>> START Given material

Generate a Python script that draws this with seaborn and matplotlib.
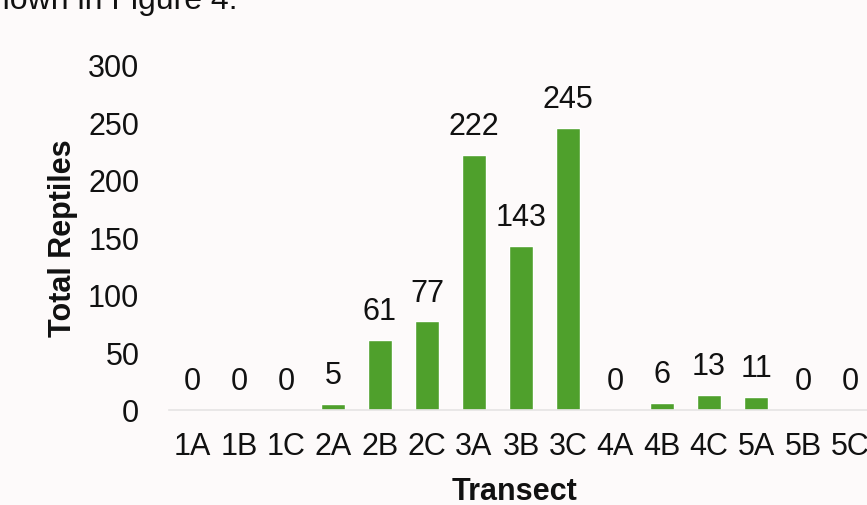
import matplotlib
matplotlib.use("Agg")
import matplotlib.pyplot as plt
import seaborn as sns
import pandas as pd

# Reptile counts per survey transect
transects = ["1A", "1B", "1C", "2A", "2B", "2C", "3A", "3B", "3C",
             "4A", "4B", "4C", "5A", "5B", "5C"]
total_reptiles = [0, 0, 0, 5, 61, 77, 222, 143, 245, 0, 6, 13, 11, 0, 0]

df = pd.DataFrame({"Transect": transects, "Total Reptiles": total_reptiles})

sns.set_theme(style="white")
plt.rcParams["font.family"] = ["Liberation Sans", "DejaVu Sans"]

bg = "#fdfafa"
ink = "#111111"
fs = 22
fig = plt.figure(figsize=(8.67, 5.06), dpi=100, facecolor=bg)
# axes extend slightly past the right edge of the page
ax = fig.add_axes([168.5 / 867, 1 - 411 / 506, 705 / 867, 345 / 506])
ax.set_facecolor(bg)

sns.barplot(data=df, x="Transect", y="Total Reptiles", color="#4fa02c",
            saturation=1, width=0.49, ax=ax)

for c in ax.containers:
    ax.bar_label(c, labels=[str(v) for v in total_reptiles], padding=10,
                 fontsize=fs, color=ink)

ax.set_ylim(0, 300)
ax.set_xlim(-0.5, 14.5)
ax.set_yticks([0, 50, 100, 150, 200, 250, 300])
ax.tick_params(axis="y", labelsize=fs, length=0, pad=21, colors=ink)
ax.tick_params(axis="x", labelsize=fs, length=0, pad=15, colors=ink)
for s in ["top", "right", "left"]:
    ax.spines[s].set_visible(False)
ax.spines["bottom"].set_color("#e6e4e4")
ax.spines["bottom"].set_linewidth(1.2)

ax.set_xlabel("Transect", fontsize=fs, fontweight="bold", color=ink)
ax.set_ylabel("Total Reptiles", fontsize=fs, fontweight="bold", color=ink)
ax.xaxis.set_label_coords((514 - 168.5) / 705, -0.19)
ax.yaxis.set_label_coords(-(168.5 - 63) / 705, 0.5)
ax.xaxis.label.set_va("top")
ax.yaxis.label.set_va("center")

# tail of the preceding sentence in the report
fig.text(237 / 867, 1 - 9 / 506, "shown in Figure 4.", fontsize=23,
         color=ink, va="baseline", ha="right")

fig.savefig("out.png", dpi=100, facecolor=bg)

>> END Given material

* [Short problem]:
Return the material exactly as given, apart from the pictures.

* [Response below]:
Generate a Python script that draws this with seaborn and matplotlib.
import matplotlib
matplotlib.use("Agg")
import matplotlib.pyplot as plt
import seaborn as sns
import pandas as pd

# Reptile counts per survey transect
transects = ["1A", "1B", "1C", "2A", "2B", "2C", "3A", "3B", "3C",
             "4A", "4B", "4C", "5A", "5B", "5C"]
total_reptiles = [0, 0, 0, 5, 61, 77, 222, 143, 245, 0, 6, 13, 11, 0, 0]

df = pd.DataFrame({"Transect": transects, "Total Reptiles": total_reptiles})

sns.set_theme(style="white")
plt.rcParams["font.family"] = ["Liberation Sans", "DejaVu Sans"]

bg = "#fdfafa"
ink = "#111111"
fs = 22
fig = plt.figure(figsize=(8.67, 5.06), dpi=100, facecolor=bg)
# axes extend slightly past the right edge of the page
ax = fig.add_axes([168.5 / 867, 1 - 411 / 506, 705 / 867, 345 / 506])
ax.set_facecolor(bg)

sns.barplot(data=df, x="Transect", y="Total Reptiles", color="#4fa02c",
            saturation=1, width=0.49, ax=ax)

for c in ax.containers:
    ax.bar_label(c, labels=[str(v) for v in total_reptiles], padding=10,
                 fontsize=fs, color=ink)

ax.set_ylim(0, 300)
ax.set_xlim(-0.5, 14.5)
ax.set_yticks([0, 50, 100, 150, 200, 250, 300])
ax.tick_params(axis="y", labelsize=fs, length=0, pad=21, colors=ink)
ax.tick_params(axis="x", labelsize=fs, length=0, pad=15, colors=ink)
for s in ["top", "right", "left"]:
    ax.spines[s].set_visible(False)
ax.spines["bottom"].set_color("#e6e4e4")
ax.spines["bottom"].set_linewidth(1.2)

ax.set_xlabel("Transect", fontsize=fs, fontweight="bold", color=ink)
ax.set_ylabel("Total Reptiles", fontsize=fs, fontweight="bold", color=ink)
ax.xaxis.set_label_coords((514 - 168.5) / 705, -0.19)
ax.yaxis.set_label_coords(-(168.5 - 63) / 705, 0.5)
ax.xaxis.label.set_va("top")
ax.yaxis.label.set_va("center")

# tail of the preceding sentence in the report
fig.text(237 / 867, 1 - 9 / 506, "shown in Figure 4.", fontsize=23,
         color=ink, va="baseline", ha="right")

fig.savefig("out.png", dpi=100, facecolor=bg)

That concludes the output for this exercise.